Circumstances delayed the construction of a recording telegraph by Morse, but the subject slumbered in his mind. During his absence abroad he had been elected professor of the literature of the arts of design, in the University of the City of New York, and this work occupied his attention for some time. Three years afterward, in November, 1835, he completed a rude telegraph instrument—the first recording apparatus; but it embodied the mechanical principle now in use the world over. His whole plan was not completed until July, 1837, when by means of two instruments he was able to communicate from as well as to a distant point. In September hundreds of people saw the new instrument in operation at the university, most of whom looked upon it as a scientific toy constructed by an unfortunate dreamer. The following year the invention was sufficiently perfected to enable Morse to direct the attention of Congress to it and ask its aid in the construction of an experimental line between Washington and Baltimore.

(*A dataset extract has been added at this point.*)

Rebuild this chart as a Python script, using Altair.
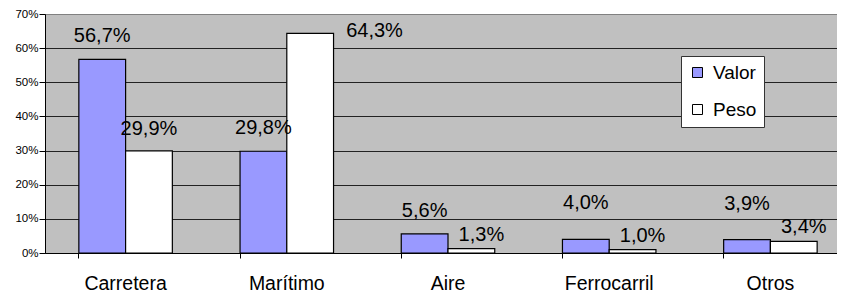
import altair as alt
import pandas as pd

categories = ["Carretera", "Marítimo", "Aire", "Ferrocarril", "Otros"]
series = ["Valor", "Peso"]
valor = [56.7, 29.8, 5.6, 4.0, 3.9]
peso = [29.9, 64.3, 1.3, 1.0, 3.4]
y_ticks = [0, 0.1, 0.2, 0.3, 0.4, 0.5, 0.6, 0.7]

rows = []
for c, v, p in zip(categories, valor, peso):
    rows.append({"cat": c, "serie": "Valor", "value": v / 100})
    rows.append({"cat": c, "serie": "Peso", "value": p / 100})
df = pd.DataFrame(rows)

FONT = "Liberation Sans"

x_enc = alt.X(
    "cat:N",
    sort=categories,
    scale=alt.Scale(range=[0, 806], paddingInner=0.42, paddingOuter=0.21),
    axis=alt.Axis(
        title=None,
        labelAngle=0,
        labelFontSize=19.5,
        labelFont=FONT,
        labelColor="black",
        labelPadding=16,
        tickSize=5,
        tickColor="black",
        domainColor="black",
        bandPosition=0,
        grid=False,
    ),
)
xoff = alt.XOffset("serie:N", sort=series, scale=alt.Scale(paddingInner=0, paddingOuter=0))
y_enc = alt.Y(
    "value:Q",
    scale=alt.Scale(domain=[0, 0.7], nice=False),
    axis=alt.Axis(
        title=None,
        values=y_ticks,
        format=".0%",
        labelFontSize=11.5,
        labelFont=FONT,
        labelColor="black",
        labelPadding=1,
        tickSize=6,
        tickColor="black",
        domainColor="black",
        grid=True,
        gridColor=alt.condition("datum.value >= 0.69", alt.value("#808080"), alt.value("#222222")),
        gridOpacity=1,
    ),
)

base = alt.Chart(df).encode(x=x_enc, xOffset=xoff, y=y_enc)

bars = base.mark_bar(stroke="black", strokeWidth=1.2).encode(
    color=alt.Color(
        "serie:N",
        sort=series,
        scale=alt.Scale(domain=series, range=["#9999FF", "#FFFFFF"]),
        legend=alt.Legend(
            title=None,
            orient="none",
            legendX=636,
            legendY=42,
            fillColor="white",
            strokeColor="#333333",
            padding=7,
            symbolType="square",
            symbolSize=100,
            symbolStrokeColor="black",
            symbolStrokeWidth=1,
            labelFontSize=19,
            labelFont=FONT,
            labelColor="black",
            labelOffset=6,
            rowPadding=17,
        ),
    )
)


def labels(cond, **mark):
    opts = dict(fontSize=20, font=FONT, color="black", baseline="alphabetic")
    opts.update(mark)
    return (
        base.transform_filter(cond)
        .transform_calculate(lbl="replace(format(datum.value, '.1%'), '.', ',')")
        .mark_text(**opts)
        .encode(text="lbl:N")
    )


layers = [
    bars,
    labels("datum.serie == 'Valor' && datum.value >= 0.05", dy=-17),
    labels("datum.serie == 'Valor' && datum.value < 0.05", dy=-30),
    labels("datum.serie == 'Peso' && datum.value < 0.05", dx=10, dy=-8),
    labels("datum.serie == 'Peso' && datum.value >= 0.05 && datum.value < 0.6", dy=-16),
    labels("datum.value >= 0.6", align="left", dx=36, dy=4),
]

chart = (
    alt.layer(*layers)
    .properties(
        width=792,
        height=239,
        padding={"left": 37, "top": 6, "right": 0, "bottom": 41},
        autosize=alt.AutoSizeParams(type="none"),
        background="white",
    )
    .configure_view(fill="#C0C0C0", stroke="#808080", strokeWidth=1)
)

chart.save("out.html", embed_options={"renderer": "svg", "actions": False})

Late in the long session of 1838 he appeared before that body with his instrument. Before leaving New York with it he had invited a few friends to see it work. Now began in the life of Morse a period of years during which his whole time was devoted to convincing the world, first, that his electric telegraph would really communicate messages, and, secondly, that if it worked at all, it was of great practical value. Strange to say that this required any argument at all. But that in those days it did may be inferred from the fact that Morse could then find no help far or near. His invention was regarded as interesting, but of no importance either scientifically or commercially. In Washington, where he first went, he found so little encouragement that he went to Europe with the hope of drawing the attention of foreign governments to the advantages, and of securing patents for the invention; he had filed a caveat at the Patent Office in this country. His mission was a failure. England refused him a patent, and France gave him only a useless paper which assured for him no special privileges. He returned home disappointed but not discouraged, and waited four years longer before he again attempted to interest Congress in his invention.